People think an explosion means fire, riots, chaos in the hallways. But that’s not how prisons really blow. It’s quieter than that. It’s the slow collapse of basic functioning—like a building that looks solid until you touch the wall and your hand goes straight through the plaster. That’s what’s happening here. You can feel it every morning when the doors crack open: an exhaustion, a heaviness, a kind of silent agreement between prisoners and staff that the place isn’t running, not really, but everyone is pretending it is because the alternative is admitting failure.
And that’s the part the public never sees—the pretending. Everything here is make-believe. Officers pretend they’re in control. Management pretends they’re meeting targets. Politicians pretend prisons are “working as intended.” And prisoners pretend we don’t notice the rot crawling up the walls.
Take today. There’s a lad on the landing who hasn’t had his medication in two days—two days—because healthcare is “short staffed,” yet somehow there’s always enough staff to run workshops on “accountability” for us. You want accountability? Try running a prison where basic meds aren’t turning up on time. Try explaining to a man shaking with withdrawal that he just needs to “put a complaint in.” A complaint goes into a black hole. A man goes into crisis.
And then there’s the food. You can’t talk about prison without talking about the food. You get a tray that looks like someone slopped it together in the dark. Half the time it’s cold, the other half it’s still frozen in the middle. If you’re lucky, you get something edible. If you’re unlucky, well—welcome to Berwyn. People don’t realise how something that small grinds you down. Cold food, no air, no time outside, no answers, no consistency. You don’t need violence to break a man. Just starve him of dignity one day at a time.
But here’s the cruel twist: even with all this, they’ll tell you the system is “innovative.” They love that word. It’s plastered on posters and policy papers. Innovation. Rehabilitation. Opportunity. Words that look good in Parliament and fall apart in reality. The only innovation happening in here is how quickly the place finds new ways to fail.
And the staff—look, I don’t hate them. Most of them aren’t bad people. They’re just drowning. Understaffed, undertrained, overwhelmed. Some days it’s like watching rookies try to steer a ship that’s already underwater. They don’t know the rules any more than we do. They guess. They hope. They bluff. And every mistake they make, every shortcut, every delay—it all piles up on us.
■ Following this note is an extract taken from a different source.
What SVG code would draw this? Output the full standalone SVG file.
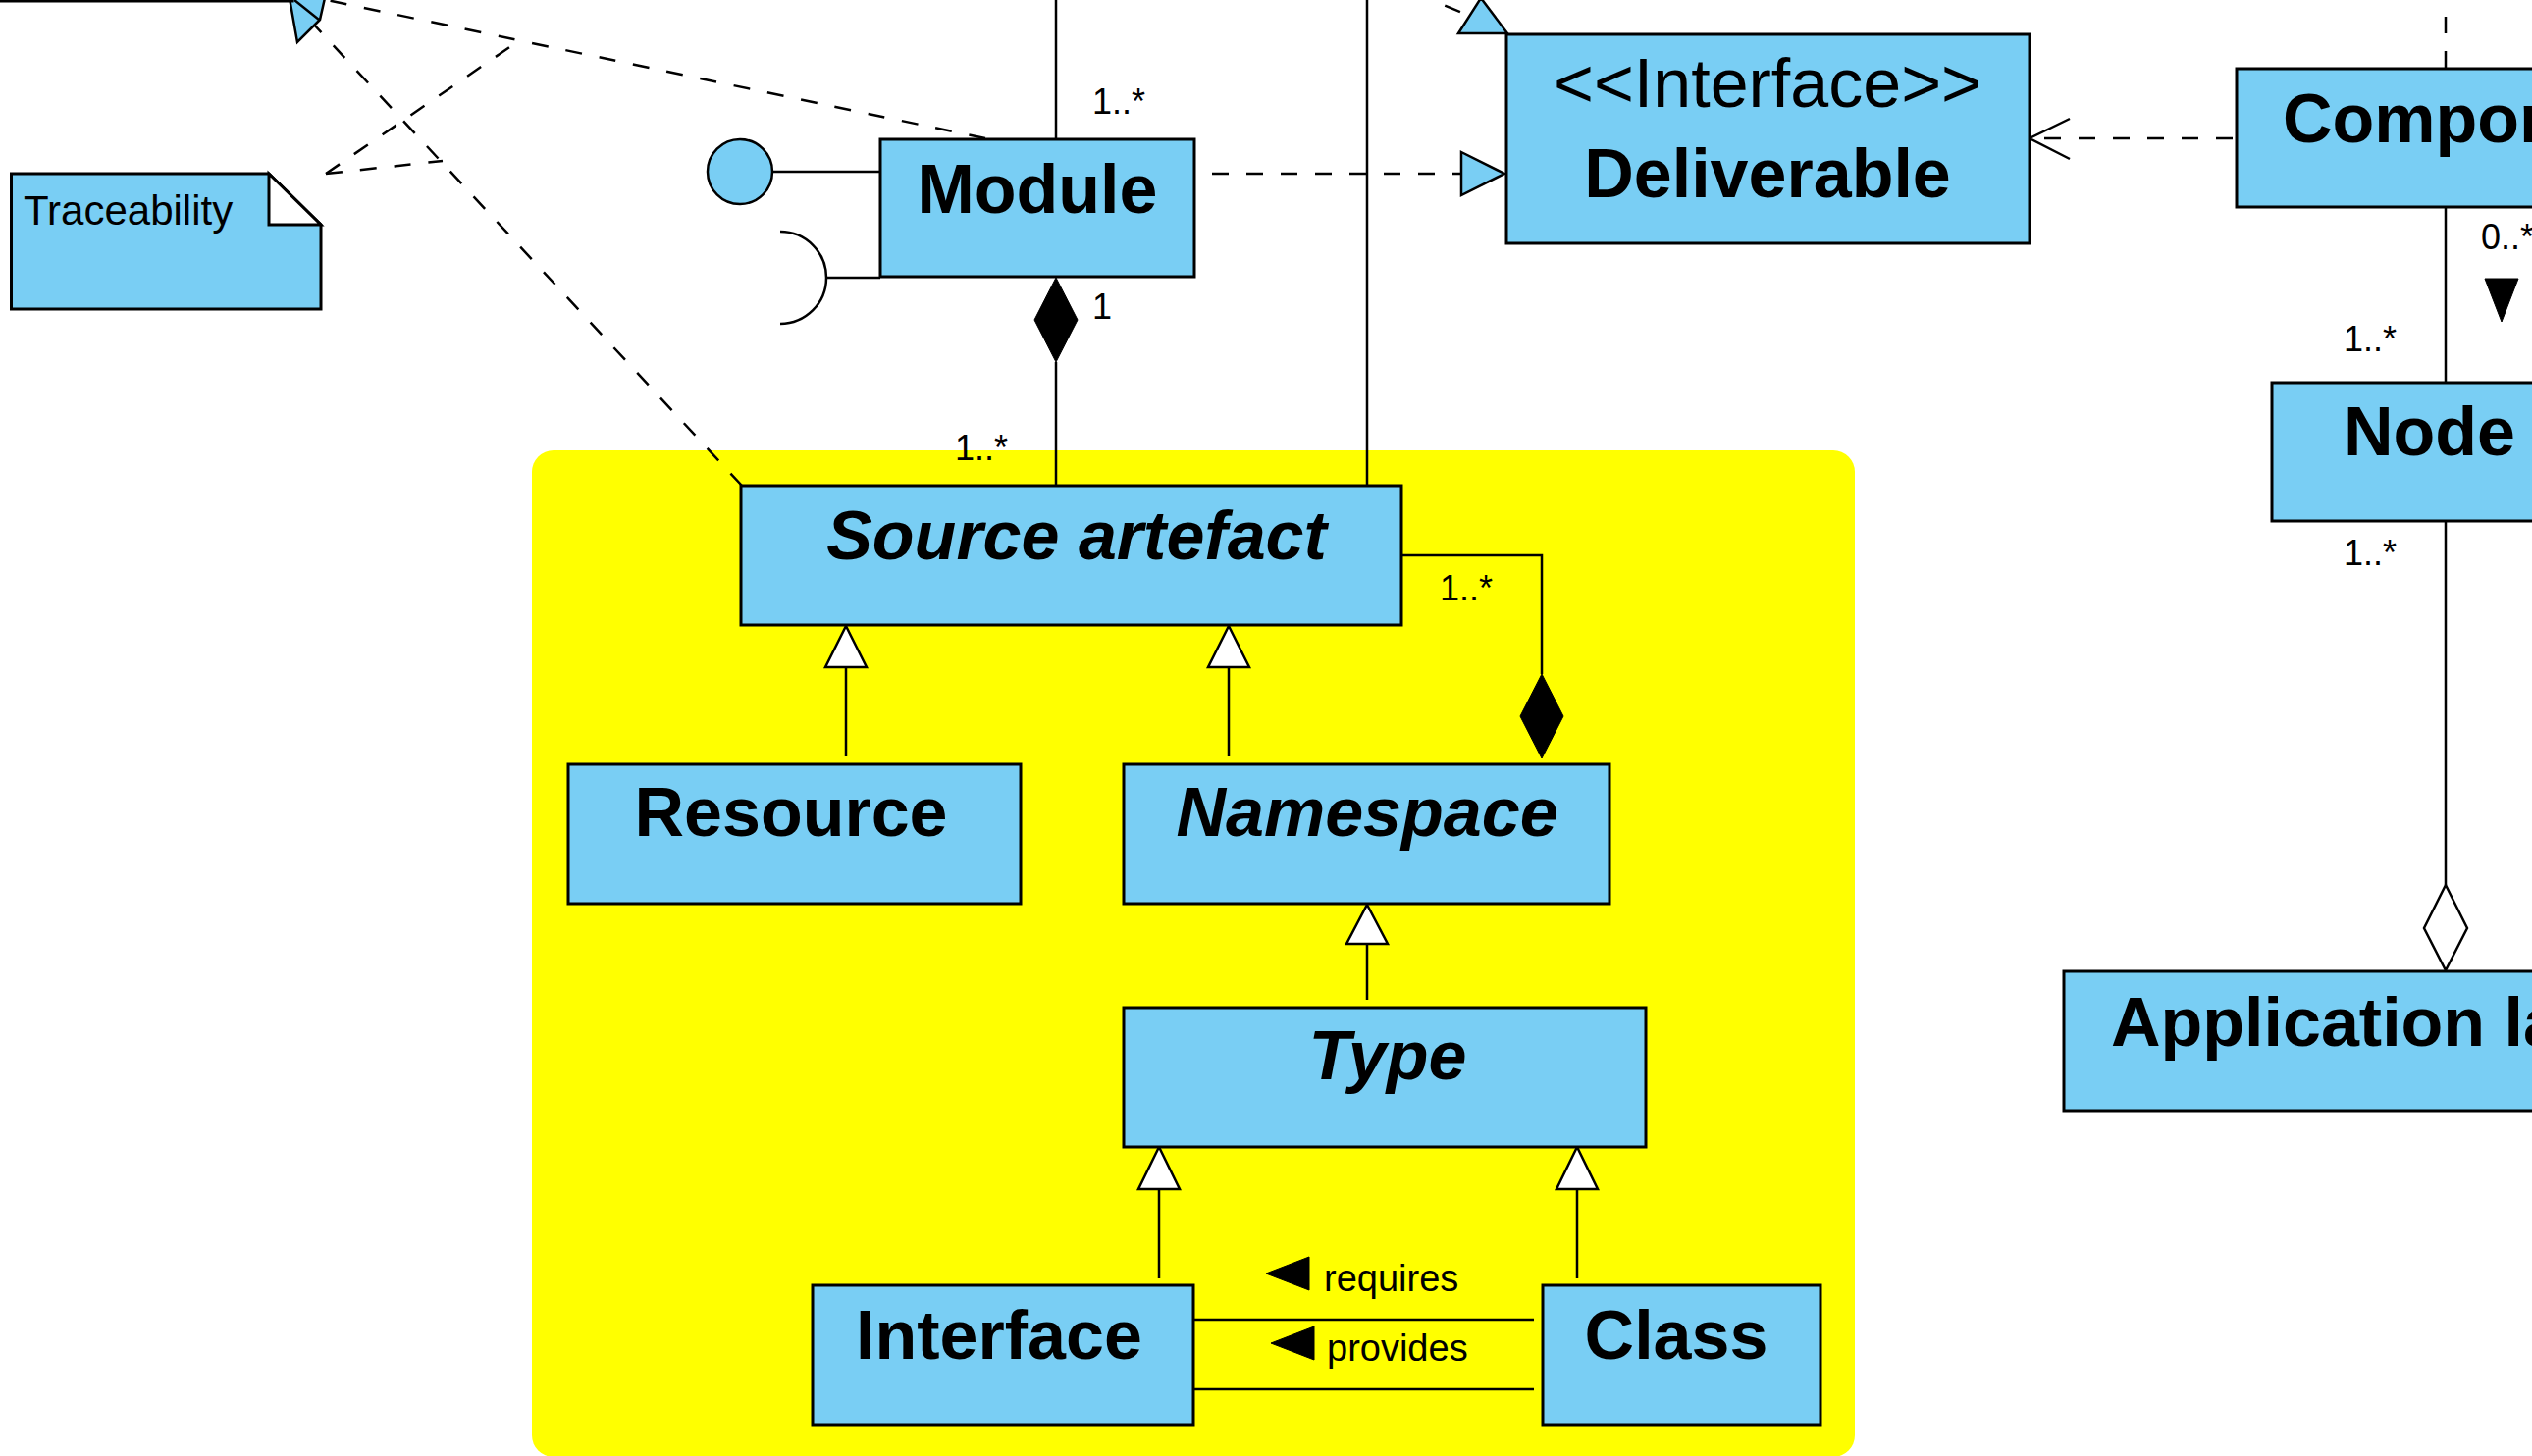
<svg xmlns="http://www.w3.org/2000/svg" width="2580" height="1484" viewBox="0 0 2580 1484">
<style>
.box{fill:#79CEF4;stroke:#000;stroke-width:3}
.t{font-family:'Liberation Sans',Arial,Helvetica,sans-serif;font-size:70px;font-weight:bold;text-anchor:middle;fill:#000}
.s{text-anchor:start}
.i{font-style:italic}
.r{font-weight:normal}
.lbl{font-family:'Liberation Sans',Arial,Helvetica,sans-serif;font-size:36px;fill:#000}
.ln{stroke:#000;stroke-width:2.5;fill:none}
.d{stroke-dasharray:17 18}
.hd{fill:#fff;stroke:#000;stroke-width:2.5}
.bh{fill:#79CEF4;stroke:#000;stroke-width:2.5}
.fh{fill:#000;stroke:#000;stroke-width:1}
</style>
<rect x="0" y="0" width="2580" height="1484" fill="#fff"/>
<rect id="package" x="542" y="459" width="1348" height="1026" rx="22" ry="22" fill="#FFFF00"/>
<g id="connectors">
  <!-- realizations to top-left -->
  <line class="ln d" x1="1004" y1="141" x2="333" y2="0"/>
  <line class="ln d" x1="756" y1="495" x2="318" y2="23"/>
  <polygon class="bh" points="295,-2 303,43 326,20 331,-2"/>
  <line class="ln" x1="300" y1="0" x2="325" y2="20"/>
  <!-- note anchors -->
  <line class="ln d" x1="332" y1="177" x2="528" y2="42"/>
  <line class="ln d" x1="332" y1="177" x2="451" y2="164"/>
  <!-- Module to Deliverable -->
  <line class="ln d" x1="1235" y1="177" x2="1489" y2="177"/>
  <polygon class="bh" points="1489,155 1533,177 1489,199"/>
  <!-- top realization near Deliverable -->
  <line class="ln d" x1="1440" y1="-8" x2="1497" y2="16"/>
  <polygon class="bh" points="1486,34 1536,34 1509,-2"/>
  <!-- Module top -->
  <line class="ln" x1="1076" y1="0" x2="1076" y2="141"/>
  <text class="lbl" x="1113" y="116">1..*</text>
  <!-- Module composition -->
  <line class="ln" x1="1076" y1="369" x2="1076" y2="494"/>
  <polygon class="fh" points="1076,283 1098,326 1076,369 1054,326"/>
  <text class="lbl" x="1113" y="325">1</text>
  <text class="lbl" x="973" y="469">1..*</text>
  <!-- long vertical -->
  <line class="ln" x1="1393" y1="0" x2="1393" y2="494"/>
  <!-- Component to Deliverable -->
  <line class="ln d" x1="2083" y1="141" x2="2278" y2="141"/>
  <polyline class="ln" points="2109,121 2068,141 2109,162"/>
  <!-- above Component -->
  <line class="ln d" x1="2492" y1="69" x2="2492" y2="-2"/>
  <!-- Component - Node -->
  <line class="ln" x1="2492" y1="212" x2="2492" y2="389"/>
  <text class="lbl" x="2528" y="254">0..*</text>
  <text class="lbl" x="2388" y="358">1..*</text>
  <polygon class="fh" points="2532,284 2566,284 2549,328"/>
  <!-- Node - Application layer -->
  <line class="ln" x1="2492" y1="531" x2="2492" y2="902"/>
  <polygon class="hd" points="2492,902 2514,946 2492,989 2470,946"/>
  <text class="lbl" x="2388" y="576">1..*</text>
  <!-- generalizations -->
  <line class="ln" x1="862" y1="680" x2="862" y2="771"/>
  <polygon class="hd" points="862,638 883,680 841,680"/>
  <line class="ln" x1="1252" y1="680" x2="1252" y2="771"/>
  <polygon class="hd" points="1252,638 1273,680 1231,680"/>
  <line class="ln" x1="1393" y1="962" x2="1393" y2="1019"/>
  <polygon class="hd" points="1393,922 1414,962 1372,962"/>
  <line class="ln" x1="1181" y1="1212" x2="1181" y2="1303"/>
  <polygon class="hd" points="1181,1169 1202,1212 1160,1212"/>
  <line class="ln" x1="1607" y1="1212" x2="1607" y2="1303"/>
  <polygon class="hd" points="1607,1169 1628,1212 1586,1212"/>
  <!-- Namespace composition -->
  <polyline class="ln" points="1429,566 1571,566 1571,687"/>
  <polygon class="fh" points="1571,687 1593,730 1571,773 1549,730"/>
  <text class="lbl" x="1467" y="612">1..*</text>
  <!-- Interface - Class -->
  <line class="ln" x1="1216" y1="1345" x2="1563" y2="1345"/>
  <line class="ln" x1="1216" y1="1416" x2="1563" y2="1416"/>
  <polygon class="fh" points="1290,1298 1334,1281 1334,1315"/>
  <text class="lbl" x="1349" y="1316" style="font-size:38px">requires</text>
  <polygon class="fh" points="1295,1369 1339,1352 1339,1386"/>
  <text class="lbl" x="1352" y="1387" style="font-size:38px">provides</text>
  <!-- lollipop and socket -->
  <line class="ln" x1="788" y1="175" x2="897" y2="175"/>
  <path class="ln" d="M795,236 A47,47 0 0 1 795,330"/>
  <line class="ln" x1="842" y1="283" x2="897" y2="283"/>
</g>
<g id="node-topleft"><rect class="box" x="-10" y="-140" width="308" height="141"/></g>
<g id="node-provided-interface"><circle class="bh" cx="754" cy="175" r="33"/></g>
<g id="node-traceability">
  <polygon class="box" points="11.5,177 274,177 327,229 327,315 11.5,315"/>
  <polygon points="274,177 327,229 274,229" fill="#fff" stroke="#000" stroke-width="3"/>
  <text class="lbl" x="24" y="229" style="font-size:42px">Traceability</text>
</g>
<g id="node-module">
  <rect class="box" x="897" y="142" width="320" height="140"/>
  <text class="t" x="1057" y="217">Module</text>
</g>
<g id="node-deliverable">
  <rect class="box" x="1535" y="35" width="533" height="213"/>
  <text class="t r" x="1801" y="109">&lt;&lt;Interface&gt;&gt;</text>
  <text class="t" x="1801" y="201">Deliverable</text>
</g>
<g id="node-component">
  <rect class="box" x="2279" y="70" width="482" height="141"/>
  <text class="t s" x="2326" y="145">Component</text>
</g>
<g id="node-node">
  <rect class="box" x="2315" y="390" width="320" height="141"/>
  <text class="t s" x="2388" y="464">Node</text>
</g>
<g id="node-application-layer">
  <rect class="box" x="2103" y="990" width="660" height="142"/>
  <text class="t s" x="2151" y="1066">Application layer</text>
</g>
<g id="node-source-artefact">
  <rect class="box" x="755" y="495" width="673" height="142"/>
  <text class="t i" x="1097" y="570">Source artefact</text>
</g>
<g id="node-resource">
  <rect class="box" x="579" y="779" width="461" height="142"/>
  <text class="t" x="806" y="852">Resource</text>
</g>
<g id="node-namespace">
  <rect class="box" x="1145" y="779" width="495" height="142"/>
  <text class="t i" x="1393" y="852">Namespace</text>
</g>
<g id="node-type">
  <rect class="box" x="1145" y="1027" width="532" height="142"/>
  <text class="t i" x="1414" y="1100">Type</text>
</g>
<g id="node-interface">
  <rect class="box" x="828" y="1310" width="388" height="142"/>
  <text class="t" x="1018" y="1385">Interface</text>
</g>
<g id="node-class">
  <rect class="box" x="1572" y="1310" width="283" height="142"/>
  <text class="t" x="1708" y="1385">Class</text>
</g>
</svg>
This week I watched an officer stand outside a cell with a radio crackling in his hand, looking lost. Properly lost. He asked another officer what wing he was on. Imagine that. A man trusted to lock and unlock human beings didn’t know which part of the prison he was standing in. That’s how stretched they are. That’s how thin everything is stretched.
So when I say this place is going to blow, I don’t mean flames and sirens. I mean something subtler, something worse. A collapse of trust so deep that the place won’t be able to function. A system where no one believes in the rules, the routines, the structure—not prisoners, not staff, not management. When that happens, you don’t need a riot. The whole place just… stops.
And when it does, when the reports come out and journalists pretend to be shocked, when politicians act like they couldn’t have possibly known—remember this. Remember that someone inside told you long before it happened
Because history won’t say the prison exploded. It’ll say the country ignored the warning signs. It always does.